None of these seems particularly great. Ideas? The number of sets may get large (around 100,000 at a guess).
There's no possible way to do this in less than O(n) time... just reading the input is O(n).
A couple ideas:
Sort the sets by size (biggest first), and search for the first set which is a subset of the input set. Once you find one, you don't have to examine the rest.

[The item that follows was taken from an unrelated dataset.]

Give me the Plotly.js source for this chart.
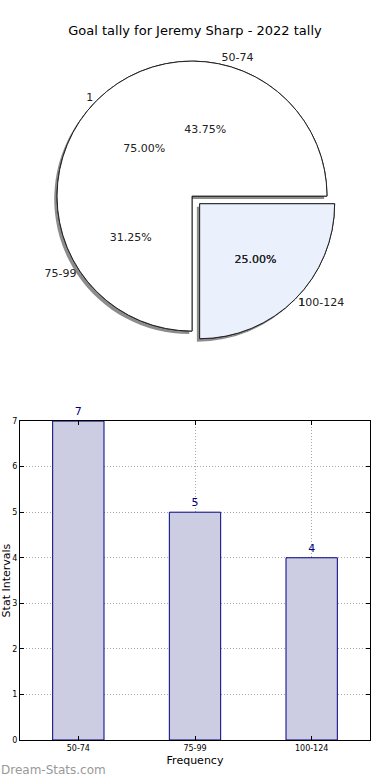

If the number of possible items which could be in the sets is limited, you could represent them by bit-vectors. Then you could calculate a lookup table to tell you whether a given set is a subset of the input set. (Walk down the bits for each input set under consideration, word by word, indexing each word into the appropriate table. If you find an entry telling you that it's not a subset, again, you can move on directly to the next input set.) Whether this would actually buy you performance, depends on the implementation language. I imagine it would be most effective in a language with primitive integral types, like C or Java.
Take the union of the known sets. This becomes a dictionary of known elements.
Sort the known elements by their value (they're integers, right). This defines a given integer's position in a bit string.
Use the above to define bit strings for each of the known sets. This is a one time operation - the results should be stored to avoid recomputation.
For an input set, run it through the same transform to obtain its bit string.
To get the largest subset, run through the list of known bit strings, taking the intersection (logical and) with the input bit string. Count the '1' elements. Remember the largest one.
http://packages.python.org/bitstring
As mentioned in the comments, this can be paralleled up by subdividing the known sets and giving each thread its own subset to work on. Each thread serves up its best match and then the parent thread picks the best from the threads.
How many searches are you making? In case you are searching multiple input sets you should be able to pre-process all the known sets (perhaps as a tree structure) and your search time for each query would be in the order of your query set size.
Eg: Create a Trie structure with all the known sets. Make sure to sort each set before inserting them. For the query, follow the links that are in the set.